━━ Extracted material ━━

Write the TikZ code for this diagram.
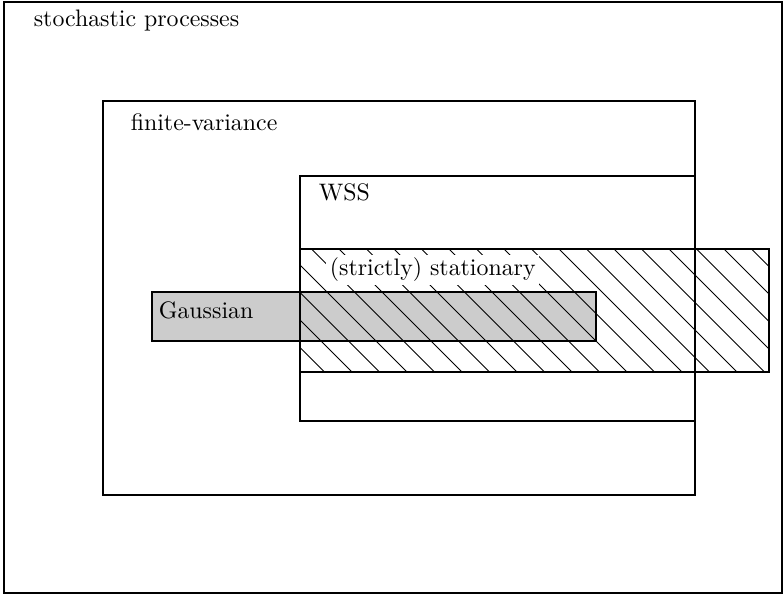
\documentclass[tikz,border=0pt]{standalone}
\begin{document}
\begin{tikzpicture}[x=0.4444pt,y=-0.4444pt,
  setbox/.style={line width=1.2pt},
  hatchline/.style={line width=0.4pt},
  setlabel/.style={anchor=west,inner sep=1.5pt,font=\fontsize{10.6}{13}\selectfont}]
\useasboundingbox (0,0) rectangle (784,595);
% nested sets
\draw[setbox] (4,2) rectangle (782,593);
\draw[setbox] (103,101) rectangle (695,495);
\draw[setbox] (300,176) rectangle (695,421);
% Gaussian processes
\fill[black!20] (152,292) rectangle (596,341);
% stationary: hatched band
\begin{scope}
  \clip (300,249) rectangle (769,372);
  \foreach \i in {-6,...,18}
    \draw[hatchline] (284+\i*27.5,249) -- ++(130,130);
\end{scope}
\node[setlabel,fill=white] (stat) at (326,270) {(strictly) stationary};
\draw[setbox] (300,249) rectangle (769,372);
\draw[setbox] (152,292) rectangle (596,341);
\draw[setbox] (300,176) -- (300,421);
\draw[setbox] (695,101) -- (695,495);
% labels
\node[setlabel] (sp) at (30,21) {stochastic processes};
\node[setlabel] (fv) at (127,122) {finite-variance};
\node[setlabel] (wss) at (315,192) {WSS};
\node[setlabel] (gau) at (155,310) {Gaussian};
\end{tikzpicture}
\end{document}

━━━
━━ Extracted material ━━

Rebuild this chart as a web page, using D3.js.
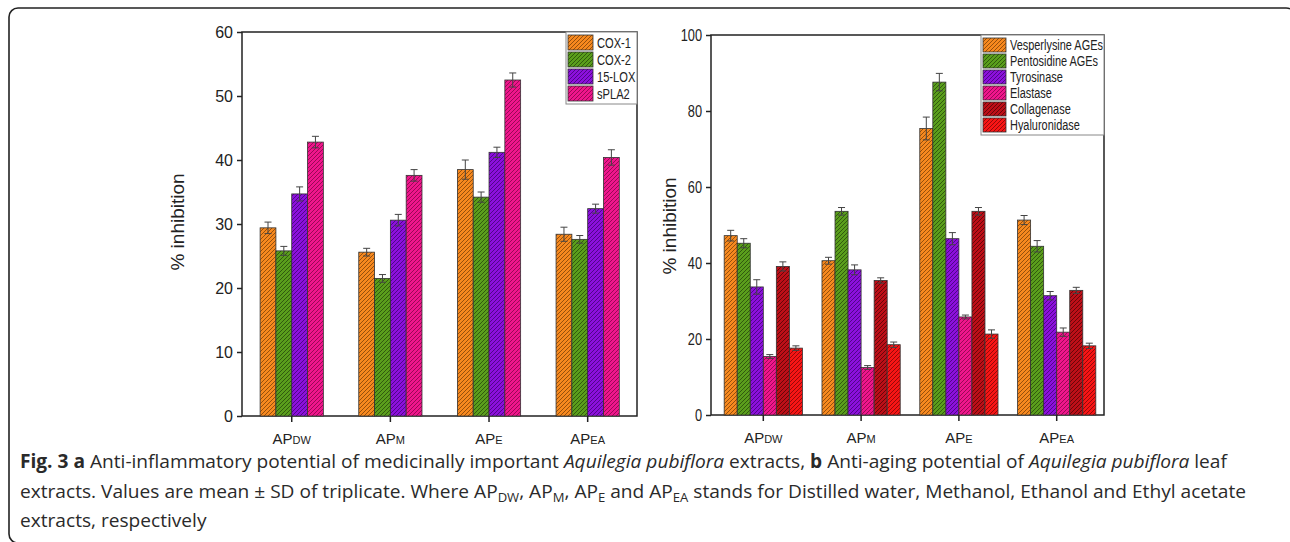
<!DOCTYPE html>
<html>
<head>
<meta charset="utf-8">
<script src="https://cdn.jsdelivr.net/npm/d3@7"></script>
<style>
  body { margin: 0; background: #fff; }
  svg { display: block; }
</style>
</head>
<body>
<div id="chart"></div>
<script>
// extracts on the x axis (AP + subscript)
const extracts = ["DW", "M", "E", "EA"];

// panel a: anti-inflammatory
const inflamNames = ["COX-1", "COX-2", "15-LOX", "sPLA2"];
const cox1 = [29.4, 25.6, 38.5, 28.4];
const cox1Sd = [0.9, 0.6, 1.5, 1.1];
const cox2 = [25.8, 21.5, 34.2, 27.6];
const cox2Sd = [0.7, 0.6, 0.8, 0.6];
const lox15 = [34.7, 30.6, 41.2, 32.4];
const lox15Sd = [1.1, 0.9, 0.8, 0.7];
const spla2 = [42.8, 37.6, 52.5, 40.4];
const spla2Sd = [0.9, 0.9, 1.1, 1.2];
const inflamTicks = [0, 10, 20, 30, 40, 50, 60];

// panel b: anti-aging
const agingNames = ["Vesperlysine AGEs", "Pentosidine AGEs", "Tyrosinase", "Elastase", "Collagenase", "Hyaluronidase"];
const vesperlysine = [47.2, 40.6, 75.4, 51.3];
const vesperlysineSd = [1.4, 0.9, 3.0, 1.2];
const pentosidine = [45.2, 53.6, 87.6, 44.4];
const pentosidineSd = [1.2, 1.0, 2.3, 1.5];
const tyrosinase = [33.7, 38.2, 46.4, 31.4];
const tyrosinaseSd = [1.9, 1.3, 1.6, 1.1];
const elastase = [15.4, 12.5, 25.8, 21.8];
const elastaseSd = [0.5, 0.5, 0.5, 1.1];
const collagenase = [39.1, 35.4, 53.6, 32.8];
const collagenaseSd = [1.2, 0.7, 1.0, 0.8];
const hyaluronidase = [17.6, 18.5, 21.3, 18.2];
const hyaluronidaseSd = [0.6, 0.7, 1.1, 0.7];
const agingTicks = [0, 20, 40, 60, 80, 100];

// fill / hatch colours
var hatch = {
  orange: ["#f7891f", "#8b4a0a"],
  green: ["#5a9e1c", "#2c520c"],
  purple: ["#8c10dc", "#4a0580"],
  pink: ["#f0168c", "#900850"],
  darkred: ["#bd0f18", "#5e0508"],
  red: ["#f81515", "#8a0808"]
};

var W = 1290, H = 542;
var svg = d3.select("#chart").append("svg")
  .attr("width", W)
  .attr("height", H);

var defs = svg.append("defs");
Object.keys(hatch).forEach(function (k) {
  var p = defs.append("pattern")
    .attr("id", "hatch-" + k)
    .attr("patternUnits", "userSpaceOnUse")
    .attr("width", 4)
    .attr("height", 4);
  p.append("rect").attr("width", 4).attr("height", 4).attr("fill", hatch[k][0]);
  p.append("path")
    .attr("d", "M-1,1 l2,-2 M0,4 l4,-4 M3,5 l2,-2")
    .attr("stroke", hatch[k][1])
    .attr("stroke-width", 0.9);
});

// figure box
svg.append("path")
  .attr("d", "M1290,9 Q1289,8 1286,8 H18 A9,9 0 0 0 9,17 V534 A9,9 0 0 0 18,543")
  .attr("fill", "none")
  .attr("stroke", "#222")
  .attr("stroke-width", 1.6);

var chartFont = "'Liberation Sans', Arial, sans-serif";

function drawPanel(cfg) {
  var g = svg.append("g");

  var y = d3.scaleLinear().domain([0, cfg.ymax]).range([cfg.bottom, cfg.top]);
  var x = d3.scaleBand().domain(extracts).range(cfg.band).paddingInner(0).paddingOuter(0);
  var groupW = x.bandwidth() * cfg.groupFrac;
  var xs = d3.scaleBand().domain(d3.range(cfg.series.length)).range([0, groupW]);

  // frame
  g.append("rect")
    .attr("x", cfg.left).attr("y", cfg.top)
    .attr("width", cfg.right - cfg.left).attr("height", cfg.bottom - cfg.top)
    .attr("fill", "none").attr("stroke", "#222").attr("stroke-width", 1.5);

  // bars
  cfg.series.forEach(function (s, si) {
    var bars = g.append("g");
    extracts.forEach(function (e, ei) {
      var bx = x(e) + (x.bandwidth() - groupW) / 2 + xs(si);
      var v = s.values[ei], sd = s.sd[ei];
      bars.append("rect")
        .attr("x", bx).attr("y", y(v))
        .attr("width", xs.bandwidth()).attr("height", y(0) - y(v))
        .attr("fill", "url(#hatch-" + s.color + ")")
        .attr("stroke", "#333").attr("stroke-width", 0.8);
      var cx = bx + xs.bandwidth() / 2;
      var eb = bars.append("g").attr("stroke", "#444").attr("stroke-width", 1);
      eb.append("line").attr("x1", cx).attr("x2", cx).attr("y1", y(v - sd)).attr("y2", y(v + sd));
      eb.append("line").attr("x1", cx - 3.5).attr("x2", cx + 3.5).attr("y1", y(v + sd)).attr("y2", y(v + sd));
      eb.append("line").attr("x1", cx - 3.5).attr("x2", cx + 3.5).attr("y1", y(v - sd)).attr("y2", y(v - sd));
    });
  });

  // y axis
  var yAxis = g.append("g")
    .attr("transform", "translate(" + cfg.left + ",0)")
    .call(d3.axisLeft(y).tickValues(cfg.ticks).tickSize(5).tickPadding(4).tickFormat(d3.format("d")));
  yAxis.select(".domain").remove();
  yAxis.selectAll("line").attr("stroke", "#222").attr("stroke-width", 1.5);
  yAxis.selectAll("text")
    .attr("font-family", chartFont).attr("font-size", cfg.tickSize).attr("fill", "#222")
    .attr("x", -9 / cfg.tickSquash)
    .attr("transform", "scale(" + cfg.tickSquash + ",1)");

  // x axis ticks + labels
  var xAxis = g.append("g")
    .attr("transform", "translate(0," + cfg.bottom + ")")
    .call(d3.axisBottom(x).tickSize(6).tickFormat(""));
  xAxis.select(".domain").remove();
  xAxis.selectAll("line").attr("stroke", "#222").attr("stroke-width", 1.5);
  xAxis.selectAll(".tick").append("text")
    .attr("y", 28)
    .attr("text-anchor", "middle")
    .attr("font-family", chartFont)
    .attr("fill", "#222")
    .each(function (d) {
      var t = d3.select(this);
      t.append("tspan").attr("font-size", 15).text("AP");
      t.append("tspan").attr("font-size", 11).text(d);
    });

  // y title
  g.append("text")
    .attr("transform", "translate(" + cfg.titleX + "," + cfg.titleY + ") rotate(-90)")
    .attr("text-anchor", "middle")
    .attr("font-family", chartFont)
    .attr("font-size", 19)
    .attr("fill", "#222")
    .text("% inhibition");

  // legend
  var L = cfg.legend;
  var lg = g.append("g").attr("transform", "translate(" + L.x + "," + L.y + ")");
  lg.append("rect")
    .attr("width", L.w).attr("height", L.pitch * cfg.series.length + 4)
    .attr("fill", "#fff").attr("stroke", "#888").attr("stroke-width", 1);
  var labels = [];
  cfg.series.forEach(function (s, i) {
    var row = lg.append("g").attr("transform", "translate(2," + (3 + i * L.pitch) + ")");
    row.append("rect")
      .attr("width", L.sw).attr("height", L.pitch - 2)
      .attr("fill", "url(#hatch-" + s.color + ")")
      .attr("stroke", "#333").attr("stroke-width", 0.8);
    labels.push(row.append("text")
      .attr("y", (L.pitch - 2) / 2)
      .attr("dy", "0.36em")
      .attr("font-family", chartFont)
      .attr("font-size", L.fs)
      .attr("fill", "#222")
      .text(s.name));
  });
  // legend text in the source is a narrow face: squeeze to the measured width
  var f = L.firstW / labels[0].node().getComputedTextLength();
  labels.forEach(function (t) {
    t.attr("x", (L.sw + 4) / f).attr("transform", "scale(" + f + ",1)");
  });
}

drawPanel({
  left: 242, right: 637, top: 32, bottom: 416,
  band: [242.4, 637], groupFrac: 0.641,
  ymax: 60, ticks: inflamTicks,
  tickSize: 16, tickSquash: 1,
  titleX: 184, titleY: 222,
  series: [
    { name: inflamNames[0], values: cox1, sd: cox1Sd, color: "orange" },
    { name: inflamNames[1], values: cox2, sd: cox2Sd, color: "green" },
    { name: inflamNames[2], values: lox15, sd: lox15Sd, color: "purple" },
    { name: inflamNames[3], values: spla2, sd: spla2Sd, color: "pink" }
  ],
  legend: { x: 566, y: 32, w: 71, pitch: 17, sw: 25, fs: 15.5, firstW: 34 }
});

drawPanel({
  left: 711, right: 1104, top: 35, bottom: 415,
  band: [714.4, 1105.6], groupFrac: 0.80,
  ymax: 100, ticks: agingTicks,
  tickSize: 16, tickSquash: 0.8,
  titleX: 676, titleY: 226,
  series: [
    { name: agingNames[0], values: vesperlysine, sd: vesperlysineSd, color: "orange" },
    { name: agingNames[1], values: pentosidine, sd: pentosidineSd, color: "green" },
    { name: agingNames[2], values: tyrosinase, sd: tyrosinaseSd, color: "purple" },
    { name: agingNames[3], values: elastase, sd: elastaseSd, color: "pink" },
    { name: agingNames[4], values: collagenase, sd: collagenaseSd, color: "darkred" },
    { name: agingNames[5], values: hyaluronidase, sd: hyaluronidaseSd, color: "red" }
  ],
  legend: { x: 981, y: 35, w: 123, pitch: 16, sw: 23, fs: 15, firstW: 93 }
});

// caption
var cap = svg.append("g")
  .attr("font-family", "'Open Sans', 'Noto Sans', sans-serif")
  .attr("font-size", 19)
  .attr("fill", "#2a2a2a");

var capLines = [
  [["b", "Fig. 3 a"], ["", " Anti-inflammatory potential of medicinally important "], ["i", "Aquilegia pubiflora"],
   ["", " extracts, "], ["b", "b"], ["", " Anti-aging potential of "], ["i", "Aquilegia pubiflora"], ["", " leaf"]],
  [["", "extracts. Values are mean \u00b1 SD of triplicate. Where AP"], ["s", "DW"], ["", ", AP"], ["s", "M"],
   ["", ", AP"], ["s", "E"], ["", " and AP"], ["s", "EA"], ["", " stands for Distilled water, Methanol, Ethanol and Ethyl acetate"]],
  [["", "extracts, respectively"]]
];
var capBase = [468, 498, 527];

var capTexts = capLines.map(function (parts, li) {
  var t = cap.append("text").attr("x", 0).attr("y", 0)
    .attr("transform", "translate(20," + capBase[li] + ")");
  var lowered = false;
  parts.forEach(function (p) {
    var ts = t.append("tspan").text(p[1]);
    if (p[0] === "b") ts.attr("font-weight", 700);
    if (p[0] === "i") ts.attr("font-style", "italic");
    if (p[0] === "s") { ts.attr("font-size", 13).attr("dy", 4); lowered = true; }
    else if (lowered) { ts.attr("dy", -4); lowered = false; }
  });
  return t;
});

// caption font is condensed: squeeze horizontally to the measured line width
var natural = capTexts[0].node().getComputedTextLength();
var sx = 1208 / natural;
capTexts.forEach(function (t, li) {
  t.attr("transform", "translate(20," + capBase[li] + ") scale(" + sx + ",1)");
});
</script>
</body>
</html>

━━━

- [Task to carry out]: Check each line above for the word "this", and copy the lines where it appears.

- [Solution to the problem]:
Write the TikZ code for this diagram.
Rebuild this chart as a web page, using D3.js.
      var t = d3.select(this);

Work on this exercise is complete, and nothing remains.